-- WORK TO BE COMPLETED --
Everything from the line with "Write the matplotlib code for this chart." down to the line with "2.86, 3.17, 3.53, 3.80, 4.10, 4.33, 4.50, 4.73]" below must be printed exactly, those two lines included. Exclude pictures.
--- Begin ---
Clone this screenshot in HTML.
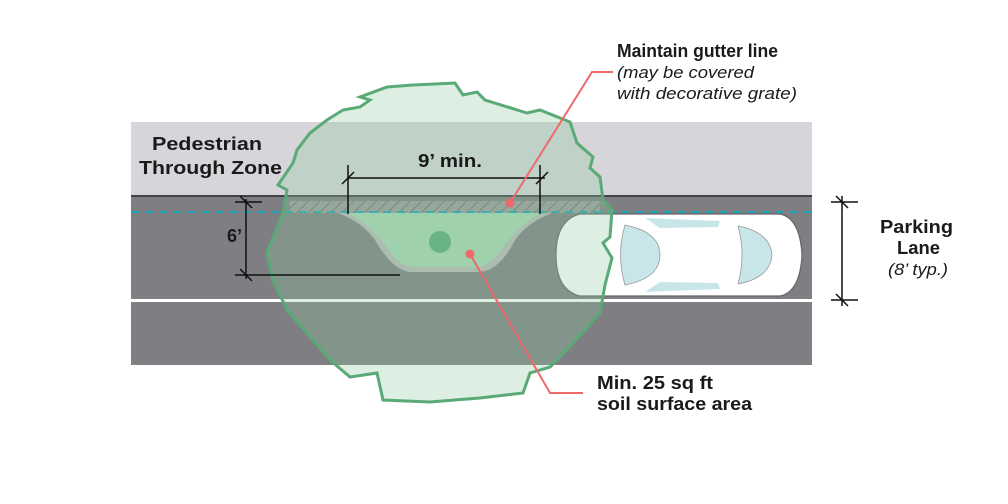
<!DOCTYPE html>
<html><head><meta charset="utf-8"><style>
html,body{margin:0;padding:0;background:#fff;width:1008px;height:504px;overflow:hidden}
svg{display:block}
text{font-family:"Liberation Sans",sans-serif;fill:#1a1a1a}
.b{font-weight:bold;font-size:18px}
.i{font-style:italic;font-size:16.5px}
</style></head><body>
<svg width="1008" height="504" viewBox="0 0 1008 504" xmlns="http://www.w3.org/2000/svg">
<defs>
<pattern id="h" width="8" height="8" patternUnits="userSpaceOnUse" patternTransform="rotate(45)">
<rect width="8" height="8" fill="#9a9a9a"/><line x1="0" y1="0" x2="0" y2="8" stroke="#555" stroke-width="1.2"/>
</pattern>
</defs>
<rect x="131" y="122" width="681" height="74" fill="#d6d5d9"/>
<rect x="131" y="195" width="681" height="2" fill="#444"/>
<rect x="131" y="197" width="681" height="102" fill="#7f7e82"/>
<rect x="131" y="299" width="681" height="3" fill="#fff"/>
<rect x="131" y="302" width="681" height="63" fill="#7f7e82"/>
<path d="M280 203 Q350 205 375 240 Q392 270 410 272 L480 272 Q500 270 515 240 Q540 205 610 203 Z" fill="#b8b8b8"/>
<path d="M290 201 L600 201 L600 213 L290 213 Z" fill="url(#h)"/>
<path d="M348 213 L540 213 Q520 225 505 245 Q490 266 478 267 L412 267 Q398 265 385 245 Q370 225 348 213 Z" fill="#a7d6b2"/>
<circle cx="440" cy="242" r="11" fill="#5aa877"/>
<g>
<path d="M580 214 L780 214 Q800 218 802 255 Q800 292 780 296 L580 296 Q556 290 556 255 Q556 220 580 214 Z" fill="#fff" stroke="#666" stroke-width="1.2"/>
<path d="M625 225 Q660 232 660 255 Q660 278 625 285 Q616 255 625 225 Z" fill="#c8e6ea" stroke="#999" stroke-width="0.8"/>
<path d="M738 226 Q770 232 772 255 Q770 278 738 284 Q746 255 738 226 Z" fill="#c8e6ea" stroke="#999" stroke-width="0.8"/>
<path d="M645 218 L720 221 L718 227 L660 228 Z" fill="#c8e6ea"/>
<path d="M645 292 L720 289 L718 283 L660 282 Z" fill="#c8e6ea"/>
</g>
<line x1="131" y1="212" x2="812" y2="212" stroke="#1fa3b5" stroke-width="2" stroke-dasharray="8,6"/>
<path d="M387 87 L413 85 L455 83 L463 95 L477 92 L485 100 L527 113 L540 110 L570 122 L577 143 L593 157 L590 168 L600 177 L603 200 L612 210 L610 237 L603 243 L612 258 L605 285 L600 313 L585 330 L560 357 L550 367 L530 373 L523 393 L480 398 L430 402 L383 400 L377 373 L350 377 L330 360 L307 333 L287 310 L273 280 L267 253 L283 213 L287 190 L278 185 L293 163 L297 150 L310 133 L327 120 L343 110 L360 107 L370 100 L360 97 Z" fill="#8fc9a0" fill-opacity="0.3" stroke="#5aaa78" stroke-width="3" stroke-linejoin="miter"/>
<g stroke="#111" stroke-width="1.5" fill="none">
<line x1="348" y1="178" x2="545" y2="178"/>
<line x1="348" y1="165" x2="348" y2="214"/><line x1="540" y1="165" x2="540" y2="214"/>
<line x1="342" y1="184" x2="354" y2="172"/><line x1="536" y1="184" x2="548" y2="172"/>
<line x1="246" y1="199" x2="246" y2="279"/>
<line x1="235" y1="202" x2="262" y2="202"/><line x1="235" y1="275" x2="400" y2="275"/>
<line x1="240" y1="196" x2="252" y2="208"/><line x1="240" y1="269" x2="252" y2="281"/>
<line x1="842" y1="196" x2="842" y2="306"/>
<line x1="831" y1="202" x2="858" y2="202"/><line x1="831" y1="300" x2="858" y2="300"/>
<line x1="836" y1="196" x2="848" y2="208"/><line x1="836" y1="294" x2="848" y2="306"/>
</g>
<g stroke="#ee6a6a" stroke-width="2" fill="none">
<polyline points="510,203 592,72 613,72"/>
<polyline points="470,254 550,393 583,393"/>
</g>
<circle cx="510" cy="203" r="4.5" fill="#ee6a6a"/>
<circle cx="470" cy="254" r="4.5" fill="#ee6a6a"/>
<text class="b" x="152" y="150" textLength="110" lengthAdjust="spacingAndGlyphs">Pedestrian</text>
<text class="b" x="139" y="174" textLength="143" lengthAdjust="spacingAndGlyphs">Through Zone</text>
<text class="b" x="418" y="167" textLength="64" lengthAdjust="spacingAndGlyphs">9’ min.</text>
<text class="b" x="227" y="242">6’</text>
<text class="b" x="617" y="57" textLength="161" lengthAdjust="spacingAndGlyphs">Maintain gutter line</text>
<text class="i" x="617" y="78" textLength="137" lengthAdjust="spacingAndGlyphs">(may be covered</text>
<text class="i" x="617" y="99" textLength="180" lengthAdjust="spacingAndGlyphs">with decorative grate)</text>
<text class="b" x="880" y="233" textLength="73" lengthAdjust="spacingAndGlyphs">Parking</text>
<text class="b" x="897" y="254" textLength="43" lengthAdjust="spacingAndGlyphs">Lane</text>
<text class="i" x="888" y="275" textLength="60" lengthAdjust="spacingAndGlyphs">(8’ typ.)</text>
<text class="b" x="597" y="389" textLength="116" lengthAdjust="spacingAndGlyphs">Min. 25 sq ft</text>
<text class="b" x="597" y="410" textLength="155" lengthAdjust="spacingAndGlyphs">soil surface area</text>
</svg>
</body></html>
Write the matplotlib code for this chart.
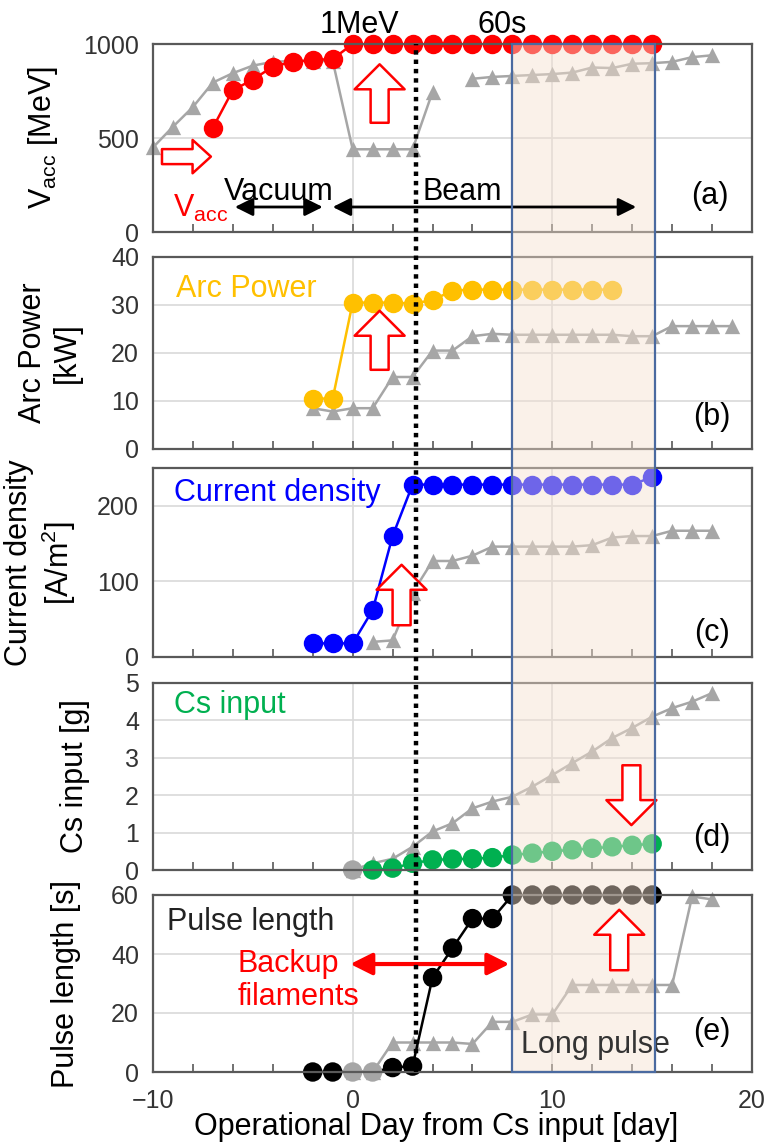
"""Operational history of the ion source after Cs input, five stacked panels"""

import numpy as np
import matplotlib.pyplot as plt
import matplotlib.transforms as mtransforms
from matplotlib.patches import Rectangle
from matplotlib.lines import Line2D
from matplotlib.ticker import MultipleLocator

plt.rcParams['font.family'] = ['Liberation Sans', 'DejaVu Sans']
plt.rcParams['mathtext.default'] = 'regular'

# ---- data ----
vacc_days = np.arange(-7, 16)
vacc = [555, 755, 810, 880, 905, 915, 920,
        1000, 1000, 1000, 1000, 1000, 1000, 1000, 1000,
        1000, 1000, 1000, 1000, 1000, 1000, 1000, 1000]
vacc_ref_days = np.arange(-10, 19)
vacc_ref = [450, 560, 665, 795, 845, 885, 905, 910, 910, 910,
            440, 440, 440, 440, 745, np.nan,
            815, 825, 830, 835, 840, 848, 875, 872, 895, 898, 905, 930, 940]

arc_days = np.arange(-2, 14)
arc = [10.5, 10.5, 30.5, 30.5, 30.5, 30.3, 31.0,
       33.0, 33.2, 33.2, 33.2, 33.2, 33.2, 33.2, 33.2, 33.2]
arc_ref_days = np.arange(-2, 20)
arc_ref = [8.5, 7.8, 8.5, 8.5, 15.0, 15.0, 20.5, 20.5, 23.5, 24.0, 23.8,
           23.8, 23.8, 23.8, 23.8, 23.8, 23.5, 23.5, 25.6, 25.6, 25.6, 25.6]

cd_days = np.arange(-2, 16)
cd = [18, 18, 18, 62, 160, 228, 228, 228, 228, 228, 228, 228,
      228, 228, 228, 228, 228, 238]
cd_ref_days = np.arange(1, 19)
cd_ref = [20, 22, 85, 127, 127, 134, 146, 146, 146, 146, 146, 148,
          158, 160, 160, 167, 167, 167]

cs_days = np.arange(0, 16)
cs = [0.0, 0.0, 0.05, 0.18, 0.27, 0.29, 0.30, 0.33, 0.40, 0.45, 0.50,
      0.54, 0.58, 0.62, 0.66, 0.70]
cs_ref_days = np.arange(0, 19)
cs_ref = [0.0, 0.18, 0.30, 0.62, 1.03, 1.25, 1.65, 1.83, 1.96, 2.23, 2.54,
          2.86, 3.17, 3.53, 3.80, 4.10, 4.33, 4.50, 4.73]

pulse_days = np.arange(-2, 16)
pulse = [0, 0, 0, 0, 1.5, 2, 32, 42, 52, 52, 60, 60, 60, 60, 60, 60, 60, 60]
pulse_ref_days = np.arange(0, 19)
pulse_ref = [0, 0, 10, 10, 10, 10, 9.5, 17, 17, 19.5, 19.5,
             29.5, 29.5, 29.5, 29.5, 29.5, 29.5, 59.5, 58.5]

x_ticks = [-10, 0, 10, 20]
mev_day = 3.15
long_pulse = (8.0, 15.15)

RED = '#ff0000'
YELLOW = '#ffc000'
BLUE = '#0000ff'
GREEN = '#00b050'
BLACK = '#000000'
GRAY = '#a6a6a6'
SPINE = '#595959'
BOXBLUE = '#4a6aa0'
SHADE = (245 / 255, 225 / 255, 208 / 255)

W, H = 768, 1144
fig = plt.figure(figsize=(W / 100, H / 100), dpi=100)

# pixel rows of the five panels (top, bottom)
rows = [(44, 232), (257, 449), (468, 657), (683, 870), (895, 1072)]
axes = [fig.add_axes([153 / W, 1 - b / H, (752 - 153) / W, (b - t) / H])
        for t, b in rows]
ax_a, ax_b, ax_c, ax_d, ax_e = axes


def style(ax, ylim, ystep):
    ax.set_xlim(-10, 20)
    ax.set_ylim(*ylim)
    ax.xaxis.set_major_locator(MultipleLocator(10))
    ax.xaxis.set_minor_locator(MultipleLocator(2))
    ax.yaxis.set_major_locator(MultipleLocator(ystep))
    ax.tick_params(axis='x', which='both', direction='in', length=6,
                   width=1.2, color=SPINE, labelsize=18, pad=12,
                   labelcolor='#333333')
    ax.tick_params(axis='y', length=0, labelsize=18, pad=10,
                   labelcolor='#333333')
    ax.grid(True, which='major', color='#d9d9d9', lw=1.2)
    ax.set_axisbelow(True)
    for s in ax.spines.values():
        s.set_color(SPINE)
        s.set_linewidth(1.6)
    # long pulse shading drawn over the data so the markers look faded
    ax.axvspan(*long_pulse, color=SHADE, alpha=0.45, lw=0, zorder=3,
               clip_on=False)


def series(ax, days, vals, color, marker='o', ms=14, face=None):
    ax.plot(days, vals, color=color, lw=1.8, zorder=2)
    ax.scatter(days, vals, s=ms ** 2, marker=marker,
               c=face if face is not None else color, lw=0, zorder=2,
               clip_on=False)


def up_arrow(ax, x, y0, y1, scale=36):
    ax.annotate('', xy=(x, y1), xytext=(x, y0),
                arrowprops=dict(arrowstyle='simple,head_length=0.5,head_width=1.0,tail_width=0.36',
                                fc='white', ec=RED, lw=1.8, mutation_scale=scale,
                                shrinkA=0, shrinkB=0), zorder=6)


def both_arrow(ax, x0, x1, y, color, lw, scale):
    ax.annotate('', xy=(x1, y), xytext=(x0, y),
                arrowprops=dict(arrowstyle='<|-|>,head_length=0.6,head_width=0.3',
                                color=color, lw=lw, mutation_scale=scale,
                                shrinkA=0, shrinkB=0), zorder=6)


tfont = dict(fontsize=22, zorder=6)

# (a) acceleration voltage
style(ax_a, (0, 1000), 500)
series(ax_a, vacc_ref_days, vacc_ref, GRAY, marker='^', ms=11)
series(ax_a, vacc_days, vacc, RED)
ax_a.set_ylabel('V$_{acc}$ [MeV]', fontsize=22)
ax_a.yaxis.set_label_coords(-0.155, 0.5)
ax_a.text(-7.6, 125, 'V$_{acc}$', color=RED, ha='center', va='center', **tfont)
ax_a.annotate('', xy=(-7.1, 401), xytext=(-9.55, 401),
              arrowprops=dict(arrowstyle='simple,head_length=0.55,head_width=1.0,tail_width=0.45',
                              fc='white', ec=RED, lw=1.8, mutation_scale=24,
                              shrinkA=0, shrinkB=0), zorder=6)
up_arrow(ax_a, 1.35, 581, 892)
ax_a.text(-3.7, 214, 'Vacuum', ha='center', va='center', **tfont)
both_arrow(ax_a, -5.9, -1.5, 133, BLACK, 2, 18)
ax_a.text(5.5, 214, 'Beam', ha='center', va='center', **tfont)
both_arrow(ax_a, -1.0, 14.2, 133, BLACK, 2, 18)
ax_a.text(17.9, 190, '(a)', ha='center', va='center', **tfont)
ax_a.text(0.35, 1100, '1MeV', ha='center', va='center', clip_on=False, **tfont)
ax_a.text(7.5, 1100, '60s', ha='center', va='center', clip_on=False, **tfont)

# (b) arc power
style(ax_b, (0, 40), 10)
series(ax_b, arc_ref_days, arc_ref, GRAY, marker='^', ms=11)
series(ax_b, arc_days, arc, YELLOW)
ax_b.set_ylabel('Arc Power\n[kW]', fontsize=22)
ax_b.yaxis.set_label_coords(-0.118, 0.5)
ax_b.text(-8.85, 33.3, 'Arc Power', color=YELLOW, ha='left', va='center', **tfont)
up_arrow(ax_b, 1.35, 16.5, 28.8)
ax_b.text(18.0, 6.7, '(b)', ha='center', va='center', **tfont)

# (c) current density
style(ax_c, (0, 250), 100)
series(ax_c, cd_ref_days, cd_ref, GRAY, marker='^', ms=11)
series(ax_c, cd_days, cd, BLUE)
ax_c.set_ylabel('Current density\n[A/m$^2$]', fontsize=22)
ax_c.yaxis.set_label_coords(-0.125, 0.5)
ax_c.text(-8.95, 217, 'Current density', color=BLUE, ha='left', va='center', **tfont)
up_arrow(ax_c, 2.45, 42, 122)
ax_c.text(18.0, 32, '(c)', ha='center', va='center', **tfont)

# (d) Cs input
style(ax_d, (0, 5), 1)
series(ax_d, cs_ref_days, cs_ref, GRAY, marker='^', ms=11)
series(ax_d, cs_days, cs, GREEN,
       face=[GRAY if d == 0 else GREEN for d in cs_days])
ax_d.set_ylabel('Cs input [g]', fontsize=22)
ax_d.yaxis.set_label_coords(-0.105, 0.5)
ax_d.text(-8.95, 4.4, 'Cs input', color=GREEN, ha='left', va='center', **tfont)
up_arrow(ax_d, 13.96, 2.8, 1.2)
ax_d.text(18.0, 0.85, '(d)', ha='center', va='center', **tfont)

# (e) pulse length
style(ax_e, (0, 60), 20)
series(ax_e, pulse_ref_days, pulse_ref, GRAY, marker='^', ms=11)
series(ax_e, pulse_days, pulse, BLACK,
       face=[GRAY if d in (0, 1) else BLACK for d in pulse_days])
ax_e.set_ylabel('Pulse length [s]', fontsize=22)
ax_e.yaxis.set_label_coords(-0.12, 0.5)
ax_e.set_xticks(x_ticks)
ax_e.set_xlabel('Operational Day from Cs input [day]', fontsize=22)
ax_e.xaxis.set_label_coords(0.472, -0.225)
ax_e.text(-9.3, 51, 'Pulse length', color='#222222', ha='left', va='center', **tfont)
ax_e.text(-5.75, 31, 'Backup\nfilaments', color=RED, ha='left', va='center',
          linespacing=1.15, **tfont)
both_arrow(ax_e, -0.12, 7.85, 36.6, RED, 3, 22)
up_arrow(ax_e, 13.35, 34.5, 55)
ax_e.text(8.45, 9, 'Long pulse', color='#333333', ha='left', va='center', **tfont)
ax_e.text(18.0, 13.7, '(e)', ha='center', va='center', **tfont)

for ax in axes[:-1]:
    ax.tick_params(axis='x', labelbottom=False)

# figure-wide marks spanning all panels
trans = mtransforms.blended_transform_factory(ax_e.transData, fig.transFigure)
y_bot = 1 - rows[-1][1] / H
y_top = 1 - rows[0][0] / H
for (t0, b0), (t1, b1) in zip(rows[:-1], rows[1:]):
    fig.add_artist(Rectangle((long_pulse[0], 1 - t1 / H), long_pulse[1] - long_pulse[0],
                             (t1 - b0) / H, transform=trans, fc=SHADE, alpha=0.45,
                             lw=0, zorder=1))
fig.add_artist(Rectangle((long_pulse[0], y_bot), long_pulse[1] - long_pulse[0],
                         y_top - y_bot, transform=trans, fill=False,
                         ec=BOXBLUE, lw=1.6, zorder=5))
fig.add_artist(Line2D([mev_day, mev_day], [y_bot, y_top], transform=trans,
                      color=BLACK, lw=3.2, dashes=(1, 1.1), zorder=5))

fig.savefig('out.png', dpi=100)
--- End ---
-- WORKED SOLUTION --
Write the matplotlib code for this chart.
"""Operational history of the ion source after Cs input, five stacked panels"""

import numpy as np
import matplotlib.pyplot as plt
import matplotlib.transforms as mtransforms
from matplotlib.patches import Rectangle
from matplotlib.lines import Line2D
from matplotlib.ticker import MultipleLocator

plt.rcParams['font.family'] = ['Liberation Sans', 'DejaVu Sans']
plt.rcParams['mathtext.default'] = 'regular'

# ---- data ----
vacc_days = np.arange(-7, 16)
vacc = [555, 755, 810, 880, 905, 915, 920,
        1000, 1000, 1000, 1000, 1000, 1000, 1000, 1000,
        1000, 1000, 1000, 1000, 1000, 1000, 1000, 1000]
vacc_ref_days = np.arange(-10, 19)
vacc_ref = [450, 560, 665, 795, 845, 885, 905, 910, 910, 910,
            440, 440, 440, 440, 745, np.nan,
            815, 825, 830, 835, 840, 848, 875, 872, 895, 898, 905, 930, 940]

arc_days = np.arange(-2, 14)
arc = [10.5, 10.5, 30.5, 30.5, 30.5, 30.3, 31.0,
       33.0, 33.2, 33.2, 33.2, 33.2, 33.2, 33.2, 33.2, 33.2]
arc_ref_days = np.arange(-2, 20)
arc_ref = [8.5, 7.8, 8.5, 8.5, 15.0, 15.0, 20.5, 20.5, 23.5, 24.0, 23.8,
           23.8, 23.8, 23.8, 23.8, 23.8, 23.5, 23.5, 25.6, 25.6, 25.6, 25.6]

cd_days = np.arange(-2, 16)
cd = [18, 18, 18, 62, 160, 228, 228, 228, 228, 228, 228, 228,
      228, 228, 228, 228, 228, 238]
cd_ref_days = np.arange(1, 19)
cd_ref = [20, 22, 85, 127, 127, 134, 146, 146, 146, 146, 146, 148,
          158, 160, 160, 167, 167, 167]

cs_days = np.arange(0, 16)
cs = [0.0, 0.0, 0.05, 0.18, 0.27, 0.29, 0.30, 0.33, 0.40, 0.45, 0.50,
      0.54, 0.58, 0.62, 0.66, 0.70]
cs_ref_days = np.arange(0, 19)
cs_ref = [0.0, 0.18, 0.30, 0.62, 1.03, 1.25, 1.65, 1.83, 1.96, 2.23, 2.54,
          2.86, 3.17, 3.53, 3.80, 4.10, 4.33, 4.50, 4.73]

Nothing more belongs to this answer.